For many historians, pope Pius XII could have condemned more forcefully the massacre of Jews by the Nazis, but he didn’t do it out of diplomatic caution and in order not to put Catholics in danger in occupied Europe.

‘Matter of controversy’ 
Yad Vashem — The World Holocaust Remembrance Centre in Jerusalem — said it “commends” the decision, “which will enable objective and open research as well as comprehensive discourse on issues related to the conduct of the Vatican in particular, and the Catholic Church in general, during the Holocaust”.
It said it “expects that researchers will be granted full access to all documents stored in the archives”.

In 2012, the centre changed the caption on Pius XII in its museum, saying his reaction during the Holocaust continues to be a “matter of controversy among scholars”.
The Vatican was officially neutral during the war. Other historians point out that Pius XII saved tens of thousands of Italian Jews by ordering convents to open their doors to take them in.

According to Vatican Archives head Bishop Sergio Pagano, preparations to make the documents public began under Francis’s predecessor Benedict XVI in 2006.
The Holy See hoped everything would be ready by 2015, but the amount of documents and a lack of staff pushed that deadline back, he told Vatican newspaper L’Osservatore Romano.

‘Superhuman work’
Pagano said the painstaking work of archiving “a crucial period for the Church and for the world” will allow historians to discover a “superhuman work of Christian humanism”.
Francis said in studying the archives the wartime pope’s decisions may appear to some as “reticence” and were instead attempts “to maintain, in times of the deepest darkness and cruelty, the small flame of humanitarian initiatives, of hidden but active diplomacy”.

In a 2014 interview the Argentine pontiff turned the spotlight away from the Vatican, saying that the Allies “had photographs of the railway routes that the trains took to the concentration camps… Tell me, why didn’t they bomb” them?
And in a separate interview he described how Pius XII hid Jews in the Castel Gandolfo summer papal palace near Rome.

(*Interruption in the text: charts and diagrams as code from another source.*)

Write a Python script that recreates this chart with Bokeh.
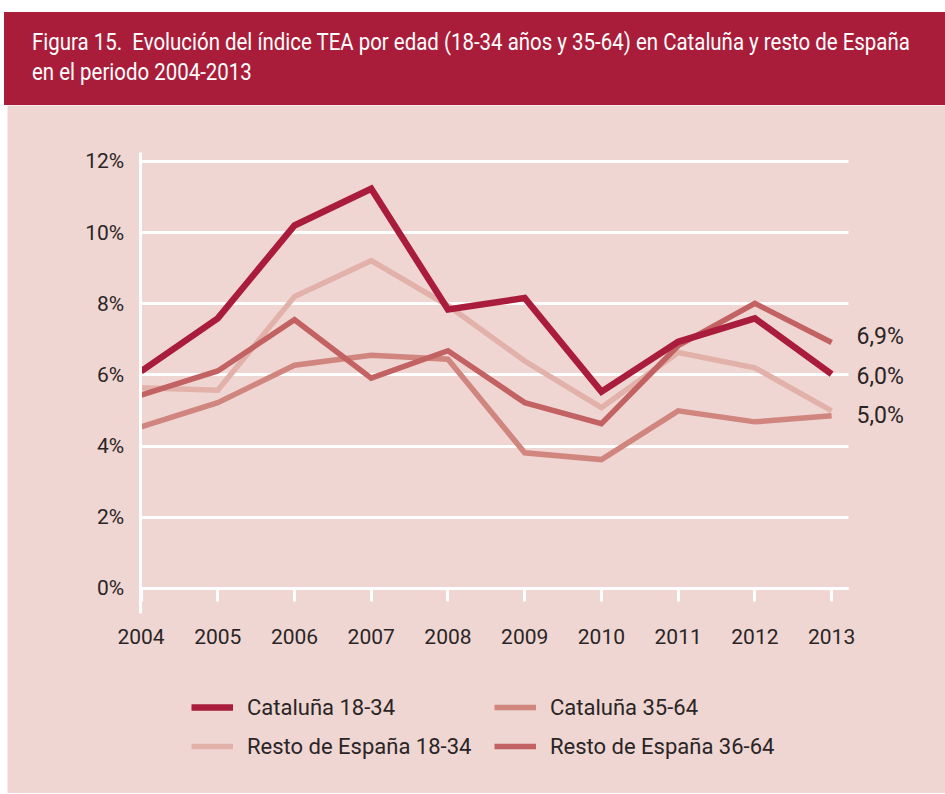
from bokeh.plotting import figure
from bokeh.models import Range1d, FixedTicker, Legend, LegendItem, LinearAxis, Div
from bokeh.layouts import column
from bokeh.embed import file_html
from bokeh.resources import INLINE

# ---------------- data ----------------
years = [2004, 2005, 2006, 2007, 2008, 2009, 2010, 2011, 2012, 2013]
cataluna_18_34 = [6.10, 7.59, 10.20, 11.23, 7.84, 8.16, 5.53, 6.93, 7.59, 6.02]
cataluna_35_64 = [4.54, 5.22, 6.27, 6.55, 6.44, 3.81, 3.62, 4.99, 4.68, 4.85]
resto_18_34 = [5.64, 5.57, 8.20, 9.21, 7.95, 6.39, 5.08, 6.63, 6.20, 4.99]
resto_36_64 = [5.43, 6.11, 7.55, 5.91, 6.68, 5.22, 4.63, 6.82, 8.01, 6.91]

series_names = ["Cataluña 18-34", "Cataluña 35-64", "Resto de España 18-34", "Resto de España 36-64"]
y_ticks = [0, 2, 4, 6, 8, 10, 12]
y_tick_labels = ["0%", "2%", "4%", "6%", "8%", "10%", "12%"]
end_labels = ["6,9%", "6,0%", "5,0%"]

title_line1 = "Figura 15.&nbsp; Evolución del índice TEA por edad (18-34 años y 35-64) en Cataluña y resto de España"
title_line2 = "en el periodo 2004-2013"

# ---------------- style ----------------
FONT = "Roboto"
DARK = "#A91C3B"
C_CAT_35 = "#D0857F"
C_RES_18 = "#E2B2AA"
C_RES_36 = "#C26262"
BG = "#EFD6D2"
TXT = "#2a2526"
FS = "21px"

X_LO, X_HI = 2003.99, 2013.22      # extent of the drawn axis / grid
Y_LO, Y_HI = -0.70, 12.25

header = Div(
    text=(
        '<div style="margin:12px 0 0 4px;width:941px;height:93px;background:#AA1D3A;color:#ffffff;'
        'font-family:Roboto,sans-serif;font-size:24px;line-height:30px;overflow:hidden;">'
        '<div style="padding:15px 0 0 28px;white-space:nowrap;transform:scaleX(0.852);transform-origin:28px 0;">'
        '%s<br>%s</div></div>' % (title_line1, title_line2)
    ),
    width=945, height=105, margin=0,
)

# the frame fills the whole panel; axes are fixed inside it and limited with bounds
p = figure(
    width=938, height=688, output_backend="svg", toolbar_location=None,
    x_range=Range1d(2002.26, 2014.484), y_range=Range1d(-5.765, 13.571),
    x_axis_location=None, y_axis_location=None,
    min_border_left=0, min_border_right=0, min_border_top=0, min_border_bottom=0,
    background_fill_color=BG, border_fill_color=BG, outline_line_color=None,
    margin=(0, 0, 0, 7),
)

# grid
p.xgrid.grid_line_color = None
p.ygrid.ticker = FixedTicker(ticks=y_ticks)
p.ygrid.cross_bounds = (X_LO, X_HI)
p.ygrid.grid_line_color = "white"
p.ygrid.grid_line_width = 3

def plain(ax):
    ax.major_tick_in = 0
    ax.minor_tick_out = 0
    ax.minor_tick_in = 0
    ax.major_label_text_font = FONT
    ax.major_label_text_color = TXT

# y axis (left) at 2004
ya = LinearAxis(fixed_location=X_LO, ticker=FixedTicker(ticks=y_ticks), bounds=(Y_LO, Y_HI))
plain(ya)
ya.major_label_overrides = {t: l for t, l in zip(y_ticks, y_tick_labels)}
ya.axis_line_color = "white"
ya.axis_line_width = 3
ya.major_tick_out = 0
ya.major_label_standoff = 16
ya.major_label_text_font_size = FS
p.add_layout(ya, "left")

# x axis at y = 0 with ticks hanging down
x0 = LinearAxis(fixed_location=0, ticker=FixedTicker(ticks=years), bounds=(X_LO, X_HI))
plain(x0)
x0.major_label_overrides = {y: str(y) for y in years}
x0.axis_line_color = "white"
x0.axis_line_width = 3
x0.major_tick_line_color = "white"
x0.major_tick_line_width = 3
x0.major_tick_out = 13
x0.major_label_standoff = 28
x0.major_label_text_font_size = FS
p.add_layout(x0, "below")

# lines (bottom to top)
r_res18 = p.line(years, resto_18_34, line_color=C_RES_18, line_width=5.5, line_join="miter")
r_cat35 = p.line(years, cataluna_35_64, line_color=C_CAT_35, line_width=5.5, line_join="miter")
r_res36 = p.line(years, resto_36_64, line_color=C_RES_36, line_width=5.5, line_join="miter")
r_cat18 = p.line(years, cataluna_18_34, line_color=DARK, line_width=6.5, line_join="miter")

# end-value labels on a right-hand axis at the end of the grid
label_pos = [round(resto_36_64[-1] + 0.17, 2), round(cataluna_18_34[-1] - 0.06, 2), round(resto_18_34[-1] - 0.13, 2)]
ra = LinearAxis(fixed_location=X_HI, ticker=FixedTicker(ticks=label_pos))
plain(ra)
ra.major_label_overrides = {v: t for v, t in zip(label_pos, end_labels)}
ra.axis_line_color = None
ra.major_tick_out = 0
ra.major_label_standoff = 8
ra.major_label_text_font_size = "23px"
p.add_layout(ra, "right")

legend = Legend(
    items=[LegendItem(label=series_names[0], renderers=[r_cat18]),
           LegendItem(label=series_names[1], renderers=[r_cat35]),
           LegendItem(label=series_names[2], renderers=[r_res18]),
           LegendItem(label=series_names[3], renderers=[r_res36])],
    orientation="horizontal", ncols=2, location=(184, 32),
    glyph_width=42, glyph_height=30, label_height=30, label_width=238, label_standoff=14,
    spacing=9, padding=0, margin=0, border_line_color=None, background_fill_alpha=0,
    label_text_font=FONT, label_text_font_size="22px", label_text_color=TXT,
)
p.add_layout(legend)

layout = column(header, p, spacing=0)
open("out.html", "w").write(file_html(layout, INLINE))
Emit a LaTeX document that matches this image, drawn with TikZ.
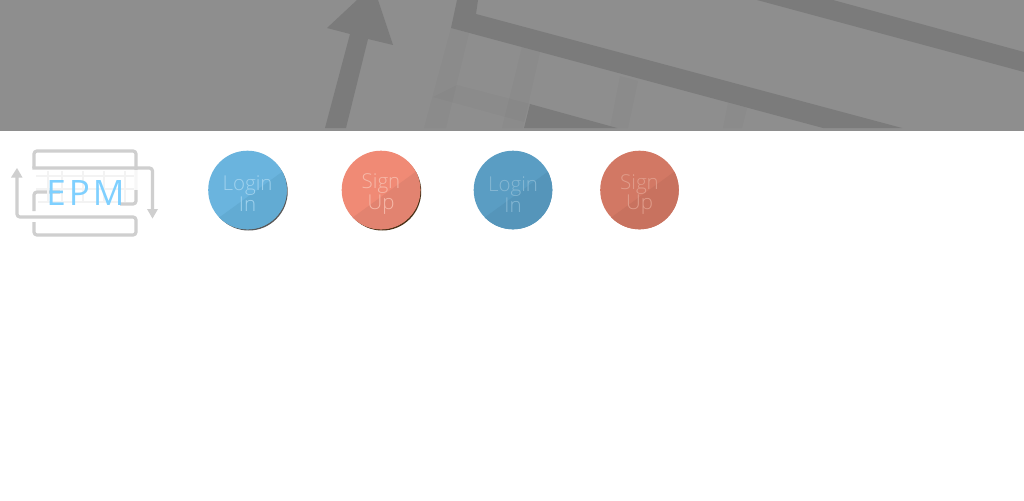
\documentclass[tikz,border=0pt]{standalone}
\usepackage{fontspec}
\setmainfont{Open Sans}[UprightFont=* Light]
\newfontfamily\epmfont{Open Sans}
\definecolor{banner}{HTML}{8E8E8E}
\definecolor{bandc}{HTML}{7B7B7B}
\definecolor{logoc}{HTML}{CFCFCF}
\definecolor{gridc}{HTML}{F3F3F3}
\definecolor{epmc}{HTML}{7FD0FF}
\definecolor{aL}{HTML}{6AB4DE}\definecolor{aD}{HTML}{62ABD3}\definecolor{aT}{HTML}{A0D2EE}
\definecolor{bL}{HTML}{F08A75}\definecolor{bD}{HTML}{E28370}\definecolor{bT}{HTML}{F6B9A9}
\definecolor{cL}{HTML}{5A9DC3}\definecolor{cD}{HTML}{5595BA}\definecolor{cT}{HTML}{85B7D3}
\definecolor{dL}{HTML}{D27864}\definecolor{dD}{HTML}{C8725F}\definecolor{dT}{HTML}{E09D8B}
\tikzset{
  x=1pt,y=-1pt,
  bandshape/.style={fill=bandc,draw=none},
  faint/.style={fill=black,fill opacity=0.018,draw=none},
  logoline/.style={draw=logoc,line width=3.2pt,rounded corners=3pt},
  logohead/.style={fill=logoc,draw=none},
  gridline/.style={draw=gridc,line width=1.6pt},
  btntext/.style={font=\fontsize{20.5}{20.5}\selectfont,align=center,inner sep=0pt},
}
\newcommand{\halfdisc}[3]{%
  \fill[#2] (#1,190) circle[radius=39.3];
  \begin{scope}
    \clip (#1,190) circle[radius=39.3];
    \fill[#3] (#1-40,226) -- (#1+45,164.3) -- (#1+45,232) -- (#1-40,232) -- cycle;
  \end{scope}}
\begin{document}
\begin{tikzpicture}
\useasboundingbox (0,0) rectangle (1024,500);
\fill[white] (0,0) rectangle (1024,500);
\fill[banner] (0,0) rectangle (1024,131);
% faint strips
\fill[faint] (451,28) -- (469,33) -- (446,128) -- (424,128) -- cycle;
\fill[faint] (522,47) -- (540,52) -- (523,128) -- (502,128) -- cycle;
\fill[faint] (620,76) -- (638,81) -- (628,128) -- (610,128) -- cycle;
\fill[faint] (728,103) -- (747,108) -- (742,128) -- (723,128) -- cycle;
\fill[faint] (457,85) -- (530,104) -- (524,122) -- (433,97) -- cycle;
% arrow
\fill[bandshape] (325,128) -- (350,34) -- (327,28) -- (357,0) -- (378,0) -- (393,45) -- (368,39) -- (346,128) -- cycle;
% main bands
\fill[bandshape] (457,0) -- (478,0) -- (476,14) -- (902,128) -- (823,128) -- (451,28) -- cycle;
\fill[bandshape] (757,0) -- (833,0) -- (1024,52) -- (1024,72) -- cycle;
\fill[bandshape] (530,104) -- (617,128) -- (524,128) -- cycle;
% logo
\draw[logoline] (34,168) -- (34,151) -- (136,151) -- (136,204) -- (120,204);
\draw[logoline] (32.4,168) -- (152.5,168) -- (152.5,210);
\draw[logoline] (17,177) -- (17,217) -- (136,217) -- (136,235) -- (34,235) -- (34,222);
\draw[logoline] (60,192) -- (34,192) -- (34,211);
\fill[logohead] (147,209) -- (158,209) -- (152.5,218.5) -- cycle;
\fill[logohead] (11,177.5) -- (22.5,177.5) -- (17,168) -- cycle;
\fill[white,opacity=0.85] (32,170) rectangle (138,190);
\foreach \gx in {48,62,83,104,125}{\draw[gridline] (\gx,171) -- (\gx,202);}
\foreach \gy in {176,189}{\draw[gridline] (36,\gy) -- (134,\gy);}
\draw[gridline] (38,202) -- (118,202);
\node[text=epmc,inner sep=0pt,font=\epmfont\fontsize{35}{35}\selectfont] (epm) at (85.5,193.5) {E\kern3pt P\kern3pt M};
% buttons
\fill[black!65] (248.7,191.5) circle[radius=39];
\halfdisc{247.5}{aL}{aD}
\node[btntext,text=aT] (b1) at (247.5,193.5) {Login\\In};
\fill[black!60!brown] (382.2,191.5) circle[radius=39];
\halfdisc{381}{bL}{bD}
\node[btntext,text=bT] (b2) at (381,194) {Sign\\Up};
\halfdisc{513}{cL}{cD}
\node[btntext,text=cT] (b3) at (513,194.5) {Login\\In};
\halfdisc{639.5}{dL}{dD}
\node[btntext,text=dT] (b4) at (639.5,194.5) {Sign\\Up};
\end{tikzpicture}
\end{document}
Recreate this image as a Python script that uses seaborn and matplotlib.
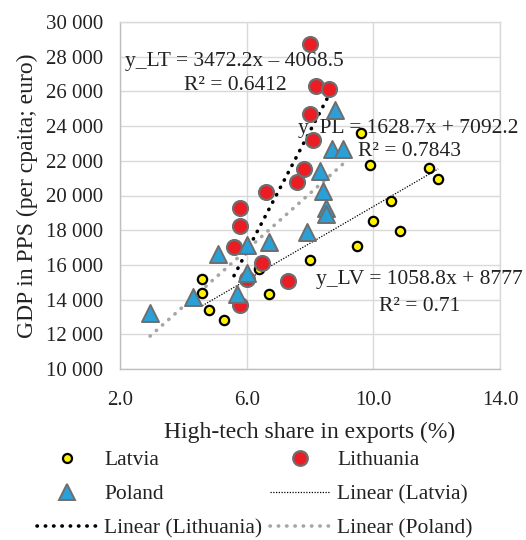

“There, in the pope’s room, on his very bed, 42 babies were born, Jewish children and of other persecuted people who were sheltered there,” he said.
The perception of passivity was in part fostered by a play by German playwright Rolf Hochhuth in 1963, which was later adapted by Greek director Constantin Costa-Gavras in the 2002 film “Amen”, which did much to damage Pius XII’s image on the issue.

While popes John XXIII (1958-1963), Paul VI (1963-1978) and John Paul II (1978-2005) have been made saints, the beatification of Pius XII — a necessary step on the path to Catholic sainthood — is at a standstill due to the controversies surrounding his wartime papacy.